Ein halbes Dutzend Parlamentsabgeordnete, der Leiter des Politischen Ausschusses Abdullah Abdullah und der Kommissar für Auswärtige Angelegenheiten des Fatah Zentralkomitees Dr. Nabil Sha´ath waren unsere Gesprächspartner. Beide betonten die Position der Palästinenser auf ein Land in den Grenzen von 1967 mit Ostjerusalem als Hauptstadt, finanzielle Entschädigung und Rückbau der Siedlungen sowie die Lösung des Flüchtlingsproblems. Die Forderungen sind nicht neu, aber einen realisierbaren Umsetzungsplan hat niemand.
Auch nicht der palästinensische Chefunterhändler für die Israelisch-Palästinensischen Verhandlung Dr. Saeb Erekat. Dr. Erekat war bereits Leiter der Madrider Friedenskonferenz und bereitete Camp David mit vor. Seine jetzige Verhandlungsaufgabe beschrieb er als „schwierigsten Job seit der Vermittlung zwischen Adam und Eva“. Er sei dabei ein Unterhändler ohne Land, Wirtschaft, Armee und Marine. Der Bau der Siedlungen hat Fakten geschaffen, die nur schwer zu verändern sind. Auf der Fahrt nach Ramallah sind wir an Siedlungen vorbeigekommen, die auf israelischer Seite der Mauer sind und bis zu 50.000 Einwohner haben. Sie befinden sich innerhalb der 1967 bestehenden Grenzen und reduzieren den 22 Prozentanteil an Land auf palästinensischer Seite weiter. Eine Lösung dieser Frage ist weit entfernt und wird unmöglich wenn beide Seiten auf ihrem Status Quo beharren. Ungeteilte Zustimmung erhielt Dr. Erekat für seine Position zur Bekämpfung von islamischen Fundamentalismus und Extremismus. Er sagte dazu müsse es Frieden zwischen Israel und Palästina geben und eine Demokratisierung der arabischen Welt müsse stattfinden.
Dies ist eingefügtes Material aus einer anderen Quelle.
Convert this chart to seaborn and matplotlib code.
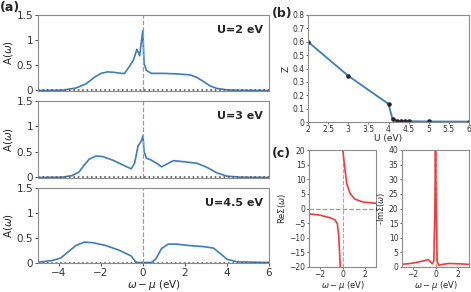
import numpy as np
import pandas as pd
import matplotlib
matplotlib.use("Agg")
import matplotlib.pyplot as plt
import seaborn as sns

# ---------------- data ----------------
# (a) spectral functions A(w)
w_u2 = [-5.0, -3.84, -3.19, -2.72, -2.32, -2.0, -1.68, -1.36, -1.04, -0.88, -0.64, -0.45,
        -0.29, -0.16, -0.01, 0.05, 0.16, 0.4, 0.96, 1.6, 2.24, 2.56, 2.88, 3.2, 3.52, 4.0, 4.6, 6.0]
a_u2 = [0.0, 0.005, 0.05, 0.13, 0.26, 0.34, 0.37, 0.36, 0.34, 0.34, 0.48, 0.61,
        0.82, 0.69, 1.19, 0.54, 0.40, 0.34, 0.34, 0.33, 0.31, 0.26, 0.18, 0.09, 0.04, 0.013, 0.003, 0.0]

w_u3 = [-5.0, -3.84, -3.36, -3.04, -2.8, -2.56, -2.24, -1.92, -1.44, -0.96, -0.56, -0.4,
        -0.24, -0.08, 0.0, 0.05, 0.16, 0.4, 0.64, 0.88, 1.12, 1.44, 1.92, 2.56, 3.04, 3.52, 4.0, 4.64, 6.0]
a_u3 = [0.0, 0.005, 0.04, 0.11, 0.245, 0.36, 0.42, 0.41, 0.34, 0.245, 0.17, 0.28,
        0.61, 0.72, 0.82, 0.51, 0.38, 0.34, 0.28, 0.21, 0.26, 0.33, 0.31, 0.28, 0.2, 0.09, 0.026, 0.005, 0.0]

w_u45 = [-5.0, -4.32, -3.92, -3.52, -3.2, -2.8, -2.4, -1.76, -1.12, -0.8, -0.56, -0.35, -0.25,
         0.4, 0.61, 0.88, 1.2, 1.6, 2.24, 2.88, 3.36, 3.68, 4.0, 4.48, 6.0]
a_u45 = [0.005, 0.04, 0.09, 0.23, 0.34, 0.41, 0.40, 0.34, 0.245, 0.18, 0.13, 0.013, 0.0,
         0.0, 0.07, 0.28, 0.37, 0.37, 0.34, 0.32, 0.29, 0.18, 0.066, 0.013, 0.0]

u_labels = ["U=2 eV", "U=3 eV", "U=4.5 eV"]

# (b) quasiparticle weight
u_vals = [2, 3, 4, 4.1, 4.2, 4.3, 4.4, 4.5, 5, 6]
z_vals = [0.6, 0.345, 0.135, 0.02, 0.01, 0.008, 0.007, 0.006, 0.004, 0.003]

# (c) self energy, U=4.5
re_w_neg = [-3.0, -2.0, -1.1, -0.67, -0.46, -0.34, -0.2]
re_s_neg = [-1.8, -2.3, -3.2, -3.9, -5.3, -9.1, -20.0]
re_w_pos = [0.03, 0.17, 0.38, 0.67, 1.1, 1.85, 3.0]
re_s_pos = [20.0, 15.0, 8.5, 5.2, 3.2, 2.2, 1.8]

im_w = [-3.0, -2.06, -1.18, -0.65, -0.44, -0.3, -0.15, -0.06, 0.0, 0.06, 0.15, 0.3, 0.6, 1.2, 2.1, 3.0]
im_s = [0.9, 1.3, 2.0, 2.5, 1.8, 1.1, 2.0, 19.6, 40.0, 19.6, 2.0, 0.55, 0.9, 1.2, 1.1, 0.9]

# ---------------- figure ----------------
sns.set_style("ticks", {"axes.edgecolor": "0.55"})
plt.rcParams["font.family"] = ["DejaVu Sans"]
plt.rcParams["mathtext.fontset"] = "dejavusans"

W, H = 471, 292
fig = plt.figure(figsize=(W / 100, H / 100), dpi=100)

def px_axes(x0, y0, x1, y1):
    return fig.add_axes([x0 / W, 1 - y1 / H, (x1 - x0) / W, (y1 - y0) / H])

blue = "#3b7dbf"
spec = [(w_u2, a_u2), (w_u3, a_u3), (w_u45, a_u45)]
rows = [(15, 91), (101, 178), (188, 263)]
for i, ((w, a), (y0, y1)) in enumerate(zip(spec, rows)):
    ax = px_axes(38, y0, 269, y1)
    sns.lineplot(x=w, y=a, ax=ax, color=blue, lw=1.2)
    ax.axvline(0, color="0.6", ls="--", lw=0.9)
    ax.axhline(0, color="0.35", ls=":", lw=1.2)
    ax.set_xlim(-5, 6)
    ax.set_ylim(-0.01, 1.5)
    ax.set_yticks([0, 0.5, 1, 1.5])
    ax.set_yticklabels(["0", "0.5", "1", "1.5"])
    ax.set_xticks([-4, -2, 0, 2, 4, 6])
    ax.tick_params(labelsize=7.5, length=2, width=0.6, pad=1.5, colors="0.2")
    ax.set_ylabel(r"A($\omega$)", fontsize=7.5, labelpad=1)
    ax.text(0.975, 0.87, u_labels[i], transform=ax.transAxes, ha="right", va="top",
            fontsize=8, fontweight="bold")
    if i < 2:
        ax.tick_params(axis="x", labelbottom=False, length=0)
    else:
        ax.set_xlabel(r"$\omega-\mu$ (eV)", fontsize=7.5, labelpad=0)

# (b)
axb = px_axes(308, 15, 469, 122)
sns.lineplot(x=u_vals, y=z_vals, ax=axb, color=blue, lw=1.3, marker="o",
             markersize=2.5, markerfacecolor="0.15", markeredgecolor="0.15")
axb.set_xlim(2, 6)
axb.set_ylim(0, 0.8)
axb.set_xticks([2, 2.5, 3, 3.5, 4, 4.5, 5, 5.5, 6])
axb.set_xticklabels(["2", "2.5", "3", "3.5", "4", "4.5", "5", "5.5", "6"])
axb.set_yticks(np.arange(0, 0.81, 0.1))
axb.set_yticklabels(["0", "0.1", "0.2", "0.3", "0.4", "0.5", "0.6", "0.7", "0.8"])
axb.tick_params(labelsize=5.5, length=1.5, width=0.5, pad=1, colors="0.2")
axb.set_xlabel("U (eV)", fontsize=6.5, labelpad=0)
axb.set_ylabel("Z", fontsize=6.5, labelpad=1)

# (c)
red = "#f43a3a"
axc1 = px_axes(309, 150, 376, 267)
sns.lineplot(x=re_w_neg, y=re_s_neg, ax=axc1, color=red, lw=1.2)
sns.lineplot(x=re_w_pos, y=re_s_pos, ax=axc1, color=red, lw=1.2)
axc1.axvline(0, color=red, ls="--", lw=0.8, alpha=0.6)
axc1.axhline(0, color="0.6", ls="--", lw=0.9)
axc1.set_xlim(-3, 3)
axc1.set_ylim(-20, 20)
axc1.set_xticks([-2, 0, 2])
axc1.set_yticks(np.arange(-20, 21, 5))
axc1.tick_params(labelsize=5.5, length=1.5, width=0.5, pad=1, colors="0.2")
axc1.set_ylabel(r"Re$\Sigma(\omega)$", fontsize=6, labelpad=1)
axc1.set_xlabel(r"$\omega-\mu$ (eV)", fontsize=6, labelpad=0)

axc2 = px_axes(402, 150, 469, 267)
sns.lineplot(x=im_w, y=im_s, ax=axc2, color=red, lw=1.2)
axc2.axvline(0, color=red, ls="--", lw=0.8, alpha=0.6)
axc2.axhline(0, color="0.6", ls="--", lw=0.9)
axc2.set_xlim(-3, 3)
axc2.set_ylim(0, 40)
axc2.set_xticks([-2, 0, 2])
axc2.set_yticks(np.arange(0, 41, 5))
axc2.tick_params(labelsize=5.5, length=1.5, width=0.5, pad=1, colors="0.2")
axc2.set_ylabel(r"-Im$\Sigma(\omega)$", fontsize=6, labelpad=1)
axc2.set_xlabel(r"$\omega-\mu$ (eV)", fontsize=6, labelpad=0)

fig.text(0 / W, 1 - 8 / H, "(a)", fontsize=9, fontweight="bold", va="center", ha="left")
fig.text(272 / W, 1 - 13 / H, "(b)", fontsize=9, fontweight="bold", va="center", ha="left")
fig.text(272 / W, 1 - 153 / H, "(c)", fontsize=9, fontweight="bold", va="center", ha="left")

fig.savefig("out.png", dpi=100)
Irritiert hat uns beim Besuch in Ramallah die Grabstätte von Arafat auf der Mukata. Diese Art der „Heldenverehrung“ für einen Mann der für viele Verbrechen die Verantwortung getragen hat stößt unangenehm auf. Ich hoffe der weiße Marmorbau mit daneben stehender Moschee wurde nicht auch noch mit EU-Mitteln bezahlt. Ein großes Dankeschön an die Konrad-Adenauer-Stiftung und deren Landesbeauftragten Felix Dane mit seinem Team und an Konstanze von Gehlen für die Organisation dieses Tages. Wir haben im besten Restaurant Ramallahs wunderbar gegessen, so wie vor uns schon Kofi Annan, Richard Gere und Joschka Fischer, wie die Bilder an der Wand belegten. Besonders lecker (und kalorienreich) Knefe aus Schafs- und Ziegenkäse, gegrillt mit viel süßen Zutaten. Die offenen Fragen und eine gewisse Ratlosigkeit was den Friedensprozess angeht liegen uns aber wahrscheinlich auch noch eine Weile schwer im Magen.
Den Abend beschloss heute ein Besuch an der Klagemauer und danach eine Bummel durch die Neustadt und die Ben Jehuda. In einem kleinen Kellergewölbe lauschten wir den Klängen moderner jüdischer Musik und kamen mit jungen Juden ins Gespräch – so soll es sein!